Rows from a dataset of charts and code
※ ※ ※

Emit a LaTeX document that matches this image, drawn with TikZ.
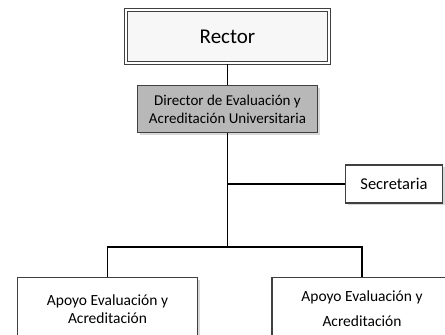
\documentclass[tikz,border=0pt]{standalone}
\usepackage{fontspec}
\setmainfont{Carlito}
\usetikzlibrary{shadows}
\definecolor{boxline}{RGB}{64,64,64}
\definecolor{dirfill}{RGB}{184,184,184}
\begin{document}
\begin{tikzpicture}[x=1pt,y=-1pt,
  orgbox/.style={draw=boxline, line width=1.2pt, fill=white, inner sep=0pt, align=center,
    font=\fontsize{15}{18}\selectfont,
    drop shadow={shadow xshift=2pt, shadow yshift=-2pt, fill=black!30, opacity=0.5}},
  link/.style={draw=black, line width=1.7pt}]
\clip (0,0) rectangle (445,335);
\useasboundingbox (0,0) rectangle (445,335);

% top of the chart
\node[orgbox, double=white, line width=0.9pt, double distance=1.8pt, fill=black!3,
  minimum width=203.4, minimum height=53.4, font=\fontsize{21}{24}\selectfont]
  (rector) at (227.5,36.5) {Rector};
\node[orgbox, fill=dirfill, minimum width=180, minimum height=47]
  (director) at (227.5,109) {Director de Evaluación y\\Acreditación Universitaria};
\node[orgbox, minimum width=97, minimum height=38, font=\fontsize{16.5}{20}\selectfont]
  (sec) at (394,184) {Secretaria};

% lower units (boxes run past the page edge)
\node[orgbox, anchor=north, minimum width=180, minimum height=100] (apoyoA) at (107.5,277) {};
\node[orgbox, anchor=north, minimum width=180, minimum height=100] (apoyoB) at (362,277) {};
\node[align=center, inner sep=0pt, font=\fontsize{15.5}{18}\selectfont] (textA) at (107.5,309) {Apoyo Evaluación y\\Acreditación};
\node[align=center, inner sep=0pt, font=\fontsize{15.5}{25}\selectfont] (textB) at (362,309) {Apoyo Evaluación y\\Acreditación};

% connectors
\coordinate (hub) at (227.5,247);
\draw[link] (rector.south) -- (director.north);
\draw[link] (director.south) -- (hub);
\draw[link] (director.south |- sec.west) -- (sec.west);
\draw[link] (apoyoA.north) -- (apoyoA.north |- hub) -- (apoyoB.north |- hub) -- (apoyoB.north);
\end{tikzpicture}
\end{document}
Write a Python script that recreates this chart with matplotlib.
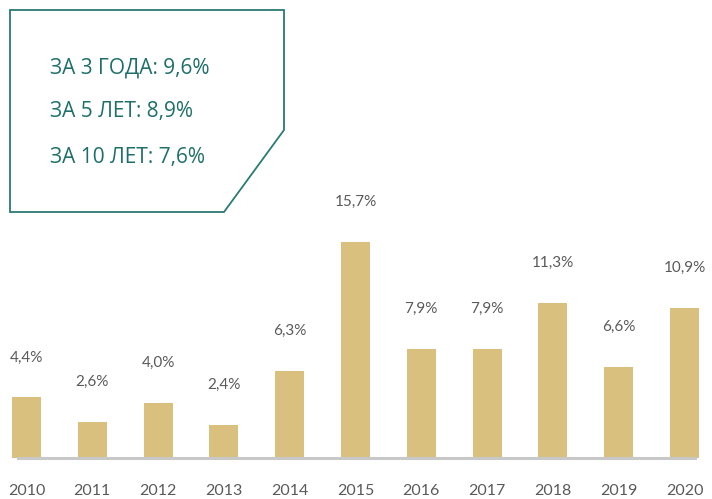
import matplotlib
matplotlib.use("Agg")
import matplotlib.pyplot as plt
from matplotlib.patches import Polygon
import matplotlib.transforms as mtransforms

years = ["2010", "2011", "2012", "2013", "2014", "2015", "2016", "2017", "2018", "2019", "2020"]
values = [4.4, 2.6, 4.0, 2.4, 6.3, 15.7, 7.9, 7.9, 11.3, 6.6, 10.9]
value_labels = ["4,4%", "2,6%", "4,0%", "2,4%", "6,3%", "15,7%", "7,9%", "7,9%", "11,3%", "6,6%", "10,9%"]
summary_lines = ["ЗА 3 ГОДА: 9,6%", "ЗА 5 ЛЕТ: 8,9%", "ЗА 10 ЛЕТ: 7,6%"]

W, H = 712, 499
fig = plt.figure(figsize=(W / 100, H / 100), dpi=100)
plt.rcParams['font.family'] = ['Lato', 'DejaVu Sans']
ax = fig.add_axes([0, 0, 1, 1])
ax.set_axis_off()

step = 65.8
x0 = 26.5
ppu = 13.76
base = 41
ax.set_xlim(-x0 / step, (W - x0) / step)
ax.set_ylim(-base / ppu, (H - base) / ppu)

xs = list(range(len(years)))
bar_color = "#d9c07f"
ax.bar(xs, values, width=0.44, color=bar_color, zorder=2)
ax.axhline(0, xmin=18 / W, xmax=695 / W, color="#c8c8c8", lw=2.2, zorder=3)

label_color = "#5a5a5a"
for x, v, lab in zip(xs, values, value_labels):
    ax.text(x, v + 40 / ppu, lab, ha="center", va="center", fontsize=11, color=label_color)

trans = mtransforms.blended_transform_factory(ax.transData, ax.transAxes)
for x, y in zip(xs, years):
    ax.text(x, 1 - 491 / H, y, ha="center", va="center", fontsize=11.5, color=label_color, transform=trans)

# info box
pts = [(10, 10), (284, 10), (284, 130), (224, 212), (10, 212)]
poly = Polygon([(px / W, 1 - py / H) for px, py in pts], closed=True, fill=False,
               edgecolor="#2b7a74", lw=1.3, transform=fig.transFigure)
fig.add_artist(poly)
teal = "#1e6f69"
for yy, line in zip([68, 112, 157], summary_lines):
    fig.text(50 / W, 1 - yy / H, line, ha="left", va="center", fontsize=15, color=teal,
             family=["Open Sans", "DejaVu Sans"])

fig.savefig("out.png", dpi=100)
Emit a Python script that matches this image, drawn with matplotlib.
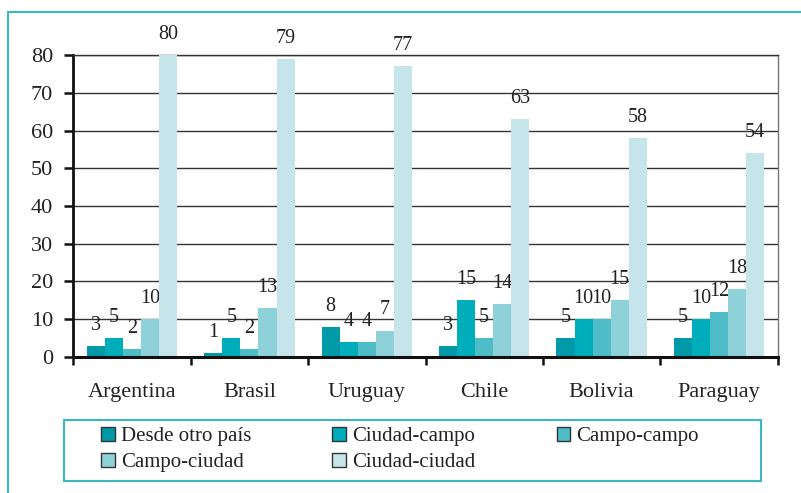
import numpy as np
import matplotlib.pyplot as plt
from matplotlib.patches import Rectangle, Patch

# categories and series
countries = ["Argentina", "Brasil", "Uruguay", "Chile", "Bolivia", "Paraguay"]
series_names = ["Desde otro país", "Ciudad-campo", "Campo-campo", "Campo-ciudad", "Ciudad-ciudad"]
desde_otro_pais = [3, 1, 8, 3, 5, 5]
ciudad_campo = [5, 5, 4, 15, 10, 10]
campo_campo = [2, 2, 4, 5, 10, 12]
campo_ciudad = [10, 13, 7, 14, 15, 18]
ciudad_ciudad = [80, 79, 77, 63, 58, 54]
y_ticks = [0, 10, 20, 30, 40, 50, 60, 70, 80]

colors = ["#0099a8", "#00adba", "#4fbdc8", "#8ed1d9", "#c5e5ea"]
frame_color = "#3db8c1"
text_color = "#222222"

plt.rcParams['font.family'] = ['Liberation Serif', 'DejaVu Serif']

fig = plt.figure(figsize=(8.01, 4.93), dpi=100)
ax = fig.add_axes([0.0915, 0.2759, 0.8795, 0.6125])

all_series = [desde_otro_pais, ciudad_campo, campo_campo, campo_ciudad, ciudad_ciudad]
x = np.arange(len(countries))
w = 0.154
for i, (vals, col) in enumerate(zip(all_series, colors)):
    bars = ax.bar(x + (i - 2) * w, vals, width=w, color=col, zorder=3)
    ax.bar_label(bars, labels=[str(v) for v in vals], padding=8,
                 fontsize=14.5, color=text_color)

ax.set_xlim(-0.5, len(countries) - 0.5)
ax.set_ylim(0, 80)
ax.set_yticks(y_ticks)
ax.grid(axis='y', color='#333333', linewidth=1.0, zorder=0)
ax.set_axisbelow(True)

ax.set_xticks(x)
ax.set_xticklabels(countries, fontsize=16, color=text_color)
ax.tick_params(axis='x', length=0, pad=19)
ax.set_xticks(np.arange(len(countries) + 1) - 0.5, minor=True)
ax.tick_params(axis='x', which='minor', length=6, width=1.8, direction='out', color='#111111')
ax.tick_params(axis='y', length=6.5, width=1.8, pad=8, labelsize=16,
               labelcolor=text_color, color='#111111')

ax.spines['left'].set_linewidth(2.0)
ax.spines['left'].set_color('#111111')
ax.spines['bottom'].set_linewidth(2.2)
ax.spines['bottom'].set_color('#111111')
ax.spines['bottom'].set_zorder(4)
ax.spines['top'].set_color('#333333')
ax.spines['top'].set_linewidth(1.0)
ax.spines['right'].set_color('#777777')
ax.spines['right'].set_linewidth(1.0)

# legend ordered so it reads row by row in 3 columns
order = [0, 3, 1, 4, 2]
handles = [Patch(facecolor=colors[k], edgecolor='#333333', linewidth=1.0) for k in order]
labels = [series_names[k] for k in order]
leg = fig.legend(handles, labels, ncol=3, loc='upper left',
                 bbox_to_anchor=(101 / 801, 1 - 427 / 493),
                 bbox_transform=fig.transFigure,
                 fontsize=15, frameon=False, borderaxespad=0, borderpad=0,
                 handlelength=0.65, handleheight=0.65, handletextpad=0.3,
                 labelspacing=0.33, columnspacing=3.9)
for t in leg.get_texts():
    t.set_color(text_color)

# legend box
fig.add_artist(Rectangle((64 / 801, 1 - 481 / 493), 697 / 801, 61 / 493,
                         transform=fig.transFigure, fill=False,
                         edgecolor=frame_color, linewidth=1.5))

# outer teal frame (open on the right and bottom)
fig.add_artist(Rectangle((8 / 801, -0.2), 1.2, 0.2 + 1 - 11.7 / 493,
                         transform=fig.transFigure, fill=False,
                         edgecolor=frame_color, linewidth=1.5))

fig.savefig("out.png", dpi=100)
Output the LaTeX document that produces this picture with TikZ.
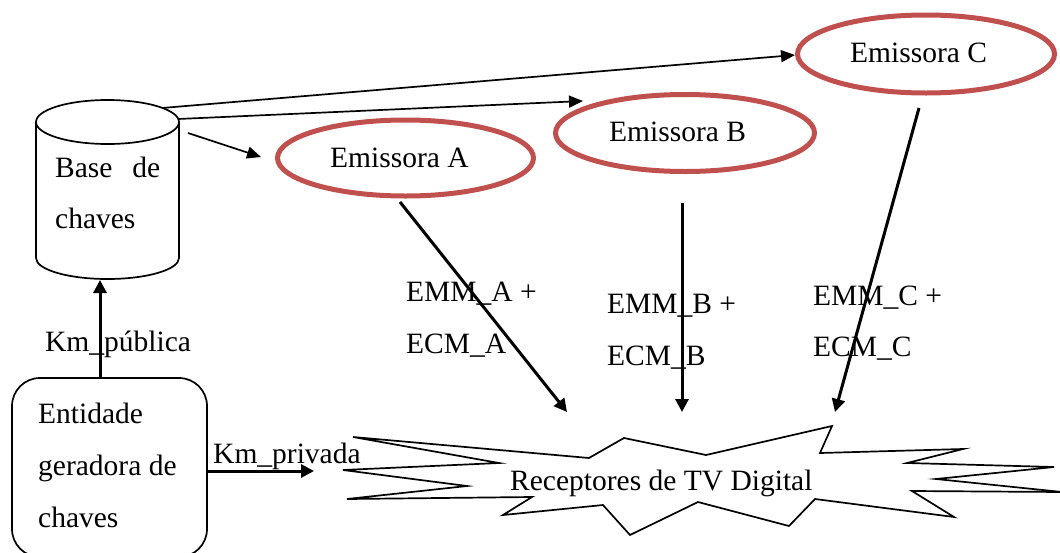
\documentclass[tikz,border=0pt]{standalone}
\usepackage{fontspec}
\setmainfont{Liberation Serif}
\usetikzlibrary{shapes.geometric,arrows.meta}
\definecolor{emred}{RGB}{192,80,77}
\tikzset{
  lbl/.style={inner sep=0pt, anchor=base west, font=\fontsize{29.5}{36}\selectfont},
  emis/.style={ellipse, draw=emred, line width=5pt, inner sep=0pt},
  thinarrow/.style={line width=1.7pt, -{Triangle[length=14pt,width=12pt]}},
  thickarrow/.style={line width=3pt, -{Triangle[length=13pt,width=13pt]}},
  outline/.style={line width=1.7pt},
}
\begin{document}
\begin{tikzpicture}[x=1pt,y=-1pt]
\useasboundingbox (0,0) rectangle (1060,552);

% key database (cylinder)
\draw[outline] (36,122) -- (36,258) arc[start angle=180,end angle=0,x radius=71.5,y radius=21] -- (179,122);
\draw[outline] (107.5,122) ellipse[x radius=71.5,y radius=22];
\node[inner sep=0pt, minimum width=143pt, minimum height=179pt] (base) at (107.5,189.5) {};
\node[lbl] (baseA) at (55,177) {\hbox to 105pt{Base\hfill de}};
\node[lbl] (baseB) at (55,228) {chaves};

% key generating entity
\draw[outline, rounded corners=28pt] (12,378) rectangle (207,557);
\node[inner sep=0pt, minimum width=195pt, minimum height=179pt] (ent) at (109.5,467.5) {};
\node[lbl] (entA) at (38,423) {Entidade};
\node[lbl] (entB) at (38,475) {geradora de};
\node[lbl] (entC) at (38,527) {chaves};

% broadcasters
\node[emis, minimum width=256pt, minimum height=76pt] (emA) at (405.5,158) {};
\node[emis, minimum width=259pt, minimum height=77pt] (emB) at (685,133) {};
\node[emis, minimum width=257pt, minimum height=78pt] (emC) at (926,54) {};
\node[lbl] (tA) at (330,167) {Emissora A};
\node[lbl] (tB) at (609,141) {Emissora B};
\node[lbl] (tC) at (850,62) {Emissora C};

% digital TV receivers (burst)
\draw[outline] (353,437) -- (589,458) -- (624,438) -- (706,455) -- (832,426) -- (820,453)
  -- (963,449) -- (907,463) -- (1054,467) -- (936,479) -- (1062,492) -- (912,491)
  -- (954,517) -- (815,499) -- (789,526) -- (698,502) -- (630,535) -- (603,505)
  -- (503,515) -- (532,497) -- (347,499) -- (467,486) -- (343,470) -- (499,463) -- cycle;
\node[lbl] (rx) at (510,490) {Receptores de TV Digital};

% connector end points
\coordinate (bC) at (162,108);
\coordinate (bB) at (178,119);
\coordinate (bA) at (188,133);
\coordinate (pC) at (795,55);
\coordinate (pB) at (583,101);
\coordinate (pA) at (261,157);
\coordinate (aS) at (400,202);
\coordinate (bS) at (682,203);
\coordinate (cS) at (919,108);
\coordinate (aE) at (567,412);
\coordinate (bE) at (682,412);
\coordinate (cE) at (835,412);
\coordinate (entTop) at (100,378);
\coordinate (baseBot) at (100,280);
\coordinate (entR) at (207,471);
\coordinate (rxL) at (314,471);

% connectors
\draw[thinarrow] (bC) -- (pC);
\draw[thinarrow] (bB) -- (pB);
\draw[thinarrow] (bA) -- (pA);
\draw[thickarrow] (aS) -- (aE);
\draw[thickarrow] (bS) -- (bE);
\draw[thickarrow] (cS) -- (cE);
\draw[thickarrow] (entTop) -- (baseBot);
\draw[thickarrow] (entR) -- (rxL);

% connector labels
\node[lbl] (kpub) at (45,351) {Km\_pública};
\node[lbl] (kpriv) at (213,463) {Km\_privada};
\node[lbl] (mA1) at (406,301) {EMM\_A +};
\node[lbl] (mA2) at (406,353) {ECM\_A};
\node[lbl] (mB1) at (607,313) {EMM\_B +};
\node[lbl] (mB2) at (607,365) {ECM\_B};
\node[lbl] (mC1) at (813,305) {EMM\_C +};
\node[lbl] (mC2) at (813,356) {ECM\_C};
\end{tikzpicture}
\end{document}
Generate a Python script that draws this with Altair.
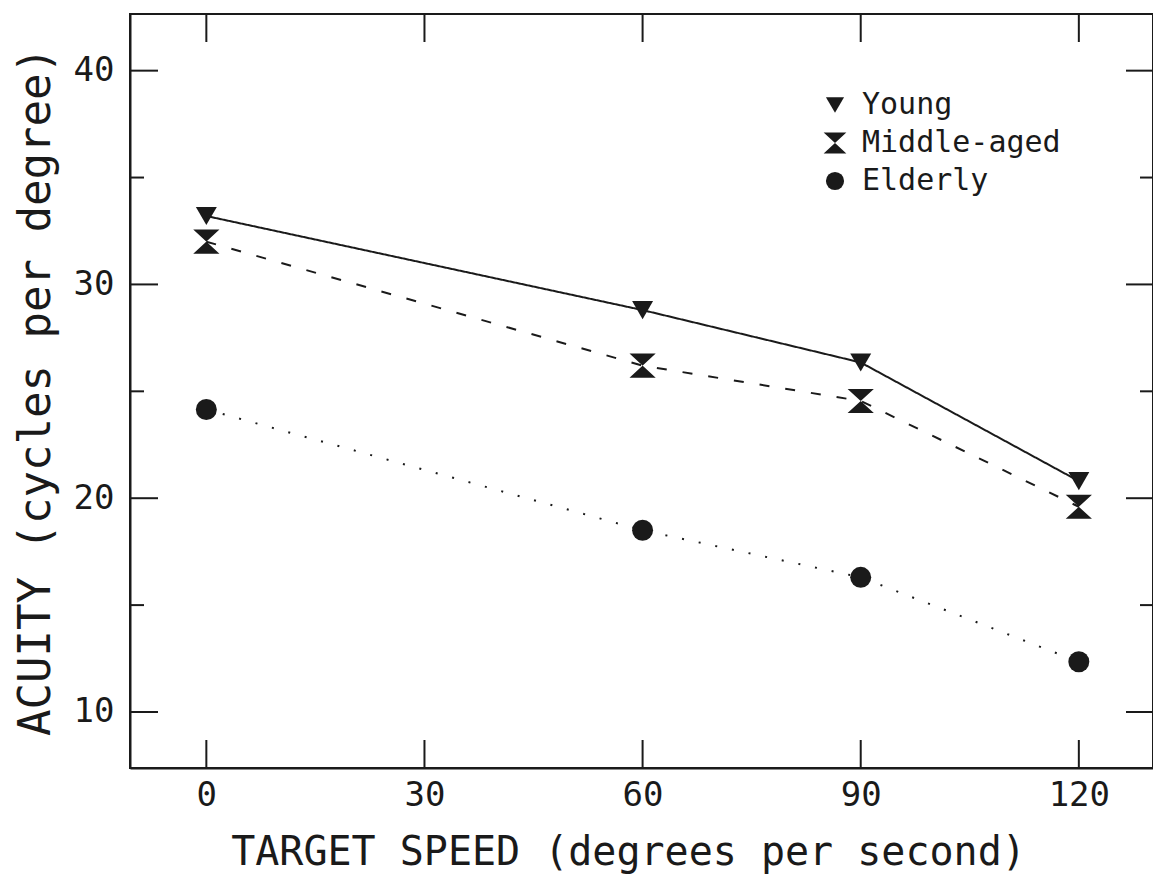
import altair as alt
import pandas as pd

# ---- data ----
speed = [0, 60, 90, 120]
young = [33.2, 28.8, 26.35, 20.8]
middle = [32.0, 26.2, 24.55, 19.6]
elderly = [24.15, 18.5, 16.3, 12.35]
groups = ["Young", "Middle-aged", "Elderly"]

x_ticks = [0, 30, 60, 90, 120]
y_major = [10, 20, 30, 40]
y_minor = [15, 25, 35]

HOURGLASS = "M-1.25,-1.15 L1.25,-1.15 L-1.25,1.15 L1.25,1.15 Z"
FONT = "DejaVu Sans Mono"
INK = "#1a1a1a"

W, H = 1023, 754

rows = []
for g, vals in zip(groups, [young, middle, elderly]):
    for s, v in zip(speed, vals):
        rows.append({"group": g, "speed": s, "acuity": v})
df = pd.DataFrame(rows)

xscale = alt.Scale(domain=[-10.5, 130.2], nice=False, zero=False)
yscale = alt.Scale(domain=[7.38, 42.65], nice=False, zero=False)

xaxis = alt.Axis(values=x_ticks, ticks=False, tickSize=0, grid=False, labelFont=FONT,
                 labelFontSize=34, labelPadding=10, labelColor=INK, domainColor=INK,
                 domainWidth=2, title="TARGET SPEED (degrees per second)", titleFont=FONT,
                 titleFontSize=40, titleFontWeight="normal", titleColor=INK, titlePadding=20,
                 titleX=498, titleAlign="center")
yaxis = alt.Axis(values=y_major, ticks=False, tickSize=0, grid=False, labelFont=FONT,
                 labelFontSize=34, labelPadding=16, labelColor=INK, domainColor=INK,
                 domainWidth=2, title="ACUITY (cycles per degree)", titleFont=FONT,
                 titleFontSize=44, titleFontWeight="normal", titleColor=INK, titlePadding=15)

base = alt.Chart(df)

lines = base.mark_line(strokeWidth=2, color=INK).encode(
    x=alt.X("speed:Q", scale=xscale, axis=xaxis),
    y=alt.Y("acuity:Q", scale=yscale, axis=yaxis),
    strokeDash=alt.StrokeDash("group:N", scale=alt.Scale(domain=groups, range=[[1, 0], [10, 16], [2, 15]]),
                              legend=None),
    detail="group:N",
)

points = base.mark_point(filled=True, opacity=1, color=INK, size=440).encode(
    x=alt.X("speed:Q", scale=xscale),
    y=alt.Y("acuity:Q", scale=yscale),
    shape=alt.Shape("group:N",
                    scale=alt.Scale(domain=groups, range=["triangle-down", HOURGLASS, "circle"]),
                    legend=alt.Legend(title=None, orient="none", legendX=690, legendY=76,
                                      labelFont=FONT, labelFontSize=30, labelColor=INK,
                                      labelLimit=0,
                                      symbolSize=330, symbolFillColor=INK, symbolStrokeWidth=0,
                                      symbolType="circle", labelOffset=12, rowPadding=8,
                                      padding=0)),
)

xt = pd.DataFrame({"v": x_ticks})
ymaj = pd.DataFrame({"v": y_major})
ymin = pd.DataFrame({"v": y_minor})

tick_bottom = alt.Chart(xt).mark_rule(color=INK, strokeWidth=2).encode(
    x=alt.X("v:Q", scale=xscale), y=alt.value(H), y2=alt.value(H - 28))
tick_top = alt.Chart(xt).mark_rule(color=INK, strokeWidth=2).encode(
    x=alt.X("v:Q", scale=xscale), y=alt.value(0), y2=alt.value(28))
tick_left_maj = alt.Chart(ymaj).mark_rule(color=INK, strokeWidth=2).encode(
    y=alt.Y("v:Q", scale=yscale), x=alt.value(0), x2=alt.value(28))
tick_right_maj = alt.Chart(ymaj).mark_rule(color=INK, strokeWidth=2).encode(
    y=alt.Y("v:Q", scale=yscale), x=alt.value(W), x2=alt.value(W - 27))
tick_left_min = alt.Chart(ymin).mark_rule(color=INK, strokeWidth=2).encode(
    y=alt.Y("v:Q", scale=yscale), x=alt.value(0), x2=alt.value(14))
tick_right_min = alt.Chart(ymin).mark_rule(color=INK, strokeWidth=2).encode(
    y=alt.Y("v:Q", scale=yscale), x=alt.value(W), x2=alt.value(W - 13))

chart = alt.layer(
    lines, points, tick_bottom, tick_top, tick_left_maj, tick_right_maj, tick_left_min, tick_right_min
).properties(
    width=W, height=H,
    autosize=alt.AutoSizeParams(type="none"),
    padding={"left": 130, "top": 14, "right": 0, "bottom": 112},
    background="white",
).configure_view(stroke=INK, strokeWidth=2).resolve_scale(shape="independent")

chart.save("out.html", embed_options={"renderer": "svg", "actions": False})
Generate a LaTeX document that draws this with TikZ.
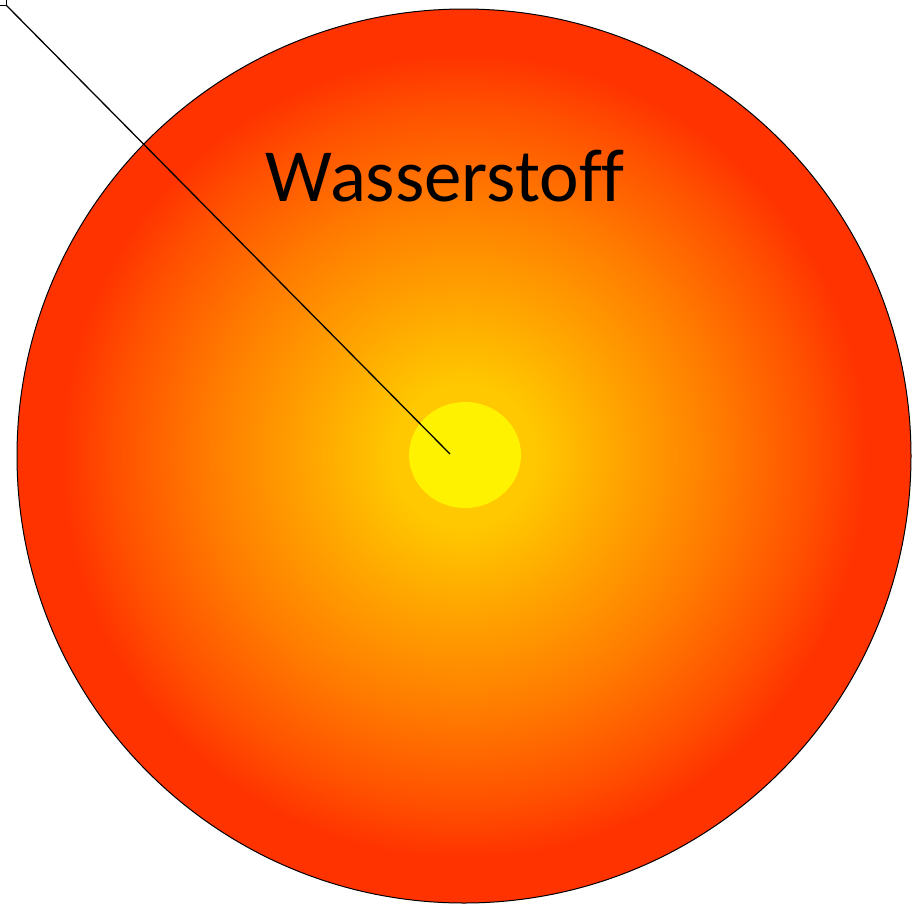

※ ※ ※

STATED TASK | From the records above, give again only the part that opens with the line containing "Emit a Python" and closes with the line containing "plt.rcParams['font.family'] = ['Liberation". Keep both ends but drop the pictures.

TASK OUTPUT |
Emit a Python script that matches this image, drawn with matplotlib.
import numpy as np
import matplotlib.pyplot as plt
from matplotlib.patches import Rectangle, Patch

# categories and series
countries = ["Argentina", "Brasil", "Uruguay", "Chile", "Bolivia", "Paraguay"]
series_names = ["Desde otro país", "Ciudad-campo", "Campo-campo", "Campo-ciudad", "Ciudad-ciudad"]
desde_otro_pais = [3, 1, 8, 3, 5, 5]
ciudad_campo = [5, 5, 4, 15, 10, 10]
campo_campo = [2, 2, 4, 5, 10, 12]
campo_ciudad = [10, 13, 7, 14, 15, 18]
ciudad_ciudad = [80, 79, 77, 63, 58, 54]
y_ticks = [0, 10, 20, 30, 40, 50, 60, 70, 80]

colors = ["#0099a8", "#00adba", "#4fbdc8", "#8ed1d9", "#c5e5ea"]
frame_color = "#3db8c1"
text_color = "#222222"

plt.rcParams['font.family'] = ['Liberation Serif', 'DejaVu Serif']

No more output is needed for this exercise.